# Bach Spec Coupler Repair GE Dash 8-40C



## Swhite503 (May 14, 2012)

Just recieved my e-bay bought engine and was eager to put it on my track but found both ends of the couplers had come off during shipment. In trying to repair this minor problem I broke the tip that the coupler pivots on. Thinking I would be more careful with the other end, I broke it also. I know I should be able to buy a replacement, but I cannot figure out if the whole coupler comes out from the front or from the wheel side. The couplers donot attach to the wheels. They are attached to the body. Any help would surely be appreciated. 

Steve


----------



## Carl (Feb 19, 2012)

The only thing that I can think of is to replace the coupler with a Micro Trains coupler. Their web site shows the the coupler replacement. Here is the link:

http://www.micro-trains.com/ConversionsN.php

I am sure you want to repair the coupler, but I think that it might be less trouble to replace it with a surface mounted coupler. Some the shell should release from the frame to you what have access to the coupler......I am not sure how that is done.


----------



## Swhite503 (May 14, 2012)

Thanks, Carl. I appreciate the Micro-trains website link. It'll come in useful. I found that the coupler has a micro-scopic philips head screw that holds the coupler on and also together. Taking the screw out with a micro-scopic end screwdriver I discovered how this micro-scopic coupler went together. I'll forget about putting it back together.Instea I went to the Bachmann web store and just ordered the complete shell with couplers for $12.00. That should solve that problem.
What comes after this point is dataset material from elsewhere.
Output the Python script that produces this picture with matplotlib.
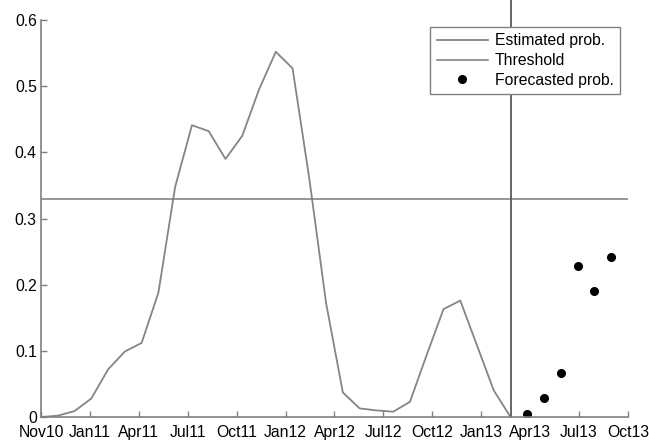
import numpy as np
import matplotlib.pyplot as plt

plt.rcParams['font.family'] = ['Liberation Sans', 'DejaVu Sans']

# months counted from Nov10
tick_labels = ["Nov10", "Jan11", "Apr11", "Jul11", "Oct11", "Jan12", "Apr12",
               "Jul12", "Oct12", "Jan13", "Apr13", "Jul13", "Oct13"]

est_prob = [0.0, 0.002, 0.009, 0.028, 0.072, 0.099, 0.112, 0.188, 0.348,
            0.441, 0.432, 0.390, 0.425, 0.495, 0.552, 0.527, 0.360, 0.172,
            0.037, 0.013, 0.010, 0.008, 0.023, 0.094, 0.163, 0.176, 0.108,
            0.040, 0.0]
fc_prob = [0.005, 0.028, 0.067, 0.228, 0.190, 0.242]
threshold = 0.329
n_months = 35

est_x = np.arange(len(est_prob))
fc_x = np.arange(len(fc_prob)) + len(est_prob)
cutoff = est_x[-1]

fig = plt.figure(figsize=(6.49, 4.41), dpi=100)
ax = fig.add_axes([0.0632, 0.0544, 0.9044, 0.9002])

ax.plot(est_x, est_prob, color="#858585", lw=1.3, label="Estimated prob.")
ax.axhline(threshold, color="#7a7a7a", lw=1.1, label="Threshold")
ax.axvline(cutoff, ymin=0, ymax=1.06, color="#5a5a5a", lw=1.3, clip_on=False)
ax.plot(fc_x, fc_prob, "o", color="black", ms=5.5, ls="none",
        label="Forecasted prob.")

ax.set_xlim(0, n_months)
ax.set_ylim(0, 0.6)
ax.set_xticks(np.linspace(0, n_months, len(tick_labels)))
ax.set_xticklabels(tick_labels)
ax.set_yticks(np.arange(0, 0.61, 0.1))
ax.set_yticklabels(["0", "0.1", "0.2", "0.3", "0.4", "0.5", "0.6"])

for side in ["top", "right"]:
    ax.spines[side].set_visible(False)
for side in ["left", "bottom"]:
    ax.spines[side].set_color("#808080")
    ax.spines[side].set_linewidth(1.2)
ax.tick_params(direction="in", length=4, width=1, color="#808080",
               labelsize=11.3)
ax.tick_params(axis="x", pad=6)
ax.tick_params(axis="y", pad=3)

leg = ax.legend(loc="upper right", bbox_to_anchor=(0.986, 0.982),
                borderaxespad=0, fontsize=11.3, frameon=True, fancybox=False,
                handlelength=3.3, handletextpad=0.4, borderpad=0.4,
                labelspacing=0.3)
leg.get_frame().set_edgecolor("#808080")
leg.get_frame().set_linewidth(1.0)
leg.get_frame().set_alpha(1)

fig.savefig("out.png", dpi=100)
At least I learned something new today. 

Steve


----------



## Swhite503 (May 14, 2012)

I received my new hull and it came with rapido style couplers
except they are a lot larger than the ones on my rolling stock.
Everything I have has rapido couplers so I'm not going to change.
The big question is WHERE DO YOU BUY RAPIDO COUPLERS to
fit a Bachmann 8-40c engine with body mount couplers?
I have searched everywhere I know and find myself going in
circles on the web. And yes, I have and can dissect the little things
right down to the springs. It just takes small tools and a strong
Magnifying glass and good lighting. 
Any help would be greatly appreciated.

Steve


----------